Programming language used: Maple V Release 5.1, Fortran
Computer: DEC Alpha .

Nature of physical problem:
Calculates the total electron impact ionisation cross-section for neutral and ionised atomic species using the first-Born approximation. The scattered electron is modelled by a plane wave, and the ejected electron is modelled by a hydrogenic Coulomb wave, which is made orthogonal to all occupied atomic orbitals, and the atomic orbitals are approximated by Hartree-Fock Slater functions.

Method of solution:
An analytic form of the matrix element is evaluated using the Maple algebraic computing software.

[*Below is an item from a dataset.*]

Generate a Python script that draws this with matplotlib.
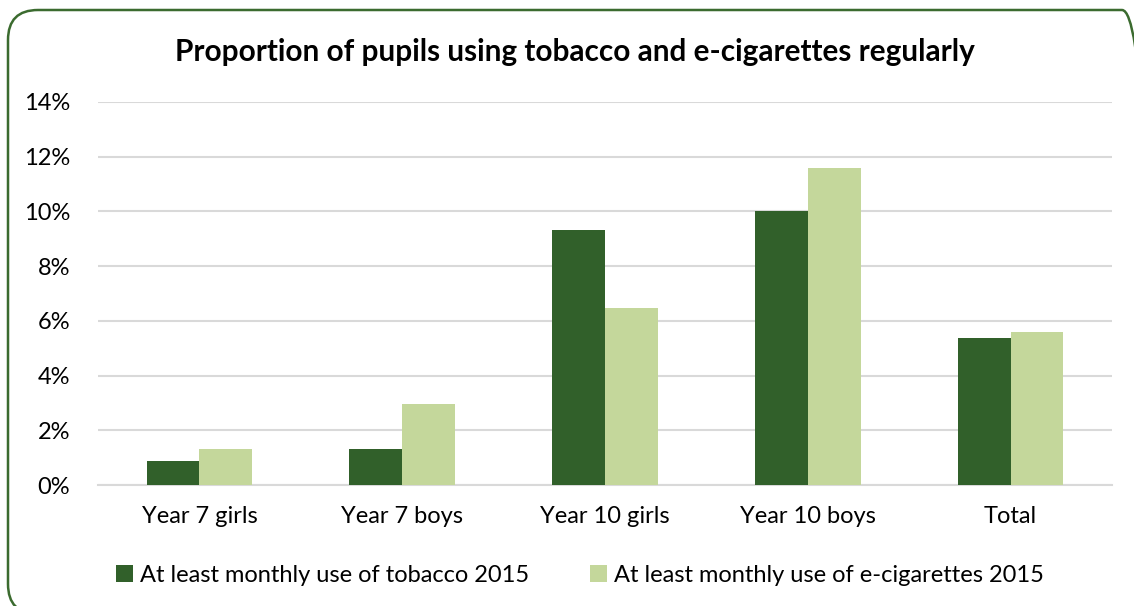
import matplotlib.pyplot as plt
import numpy as np
from matplotlib.patches import FancyBboxPatch
from matplotlib.transforms import IdentityTransform
from matplotlib.ticker import FuncFormatter

plt.rcParams['font.family'] = ['Lato', 'DejaVu Sans']

categories = ['Year 7 girls', 'Year 7 boys', 'Year 10 girls', 'Year 10 boys', 'Total']
tobacco = [0.88, 1.33, 9.33, 10.03, 5.37]
ecig = [1.30, 2.96, 6.47, 11.60, 5.58]
series_names = ['At least monthly use of tobacco 2015',
                'At least monthly use of e-cigarettes 2015']

dark_green = '#31602A'
light_green = '#C4D79B'

W, H = 1134, 606
fig = plt.figure(figsize=(W / 100, H / 100), dpi=100)

# rounded green frame, in pixel units (bottom and right run off the canvas)
frame = FancyBboxPatch((8, -8), 1144, H - 10 + 8,
                       boxstyle='round,pad=0,rounding_size=30',
                       transform=IdentityTransform(), fill=False,
                       edgecolor='#3B6B2F', linewidth=1.8)
fig.patches.append(frame)

ax = fig.add_axes([98 / W, (H - 485) / H, 1014 / W, (485 - 102) / H])

x = np.arange(len(categories))
bw = 0.26
ax.bar(x - bw / 2, tobacco, bw, color=dark_green, label=series_names[0], zorder=3)
ax.bar(x + bw / 2, ecig, bw, color=light_green, label=series_names[1], zorder=3)

ax.set_xlim(-0.5, len(categories) - 0.5)
ax.set_ylim(0, 14)
ax.set_yticks(np.arange(0, 15, 2))
ax.yaxis.set_major_formatter(FuncFormatter(lambda v, _: f'{v:.0f}%'))
ax.set_xticks(x)
ax.set_xticklabels(categories)
ax.tick_params(axis='both', length=0, labelsize=17, colors='#000000')
ax.tick_params(axis='x', pad=15)
ax.tick_params(axis='y', pad=20)

ax.grid(axis='y', color='#D9D9D9', linewidth=1.5, zorder=0)
for s in ['top', 'right', 'left']:
    ax.spines[s].set_visible(False)
ax.spines['bottom'].set_color('#D9D9D9')
ax.spines['bottom'].set_linewidth(1.5)

fig.text(575 / W, 1 - 52 / H, 'Proportion of pupils using tobacco and e-cigarettes regularly',
         ha='center', va='center', fontsize=21.4, fontweight='bold')

fig.legend(loc='center', bbox_to_anchor=(580 / W, 1 - 575 / H), ncol=2, frameon=False,
           fontsize=17, handlelength=0.7, handleheight=0.7, handletextpad=0.3,
           columnspacing=2.6)

fig.savefig('out.png', dpi=100)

The total ionisation cross-section is then calculated using a three-dimensional Clenshaw-Curtis numerical integration algorithm.

Restrictions:
There is no theoretical limit on the quantum state of the target orbital that can be solved with this methodolgy, subject to the availability of Hartree-Fock coefficients. However, computing resource limitations will place a practical limit to, approximately, n<=7 and l<=4. The precision of results close to the ionisation threshold of larger atoms (<1eV for Z>48) is limited to ~5%.

Typical running time:
5 to 40 minutes for initial calculation for an atomic orbital, then 5 to 300 seconds for subsequent energies of the same orbital.

Unusual features:
To reduce calculation time, FORTRAN source code is generated and compiled automatically by the Maple procedures, based upon the analytic form of the matrix element. Numerical evaluation is then passed to the FORTRAN executable and the results are retrieved automatically.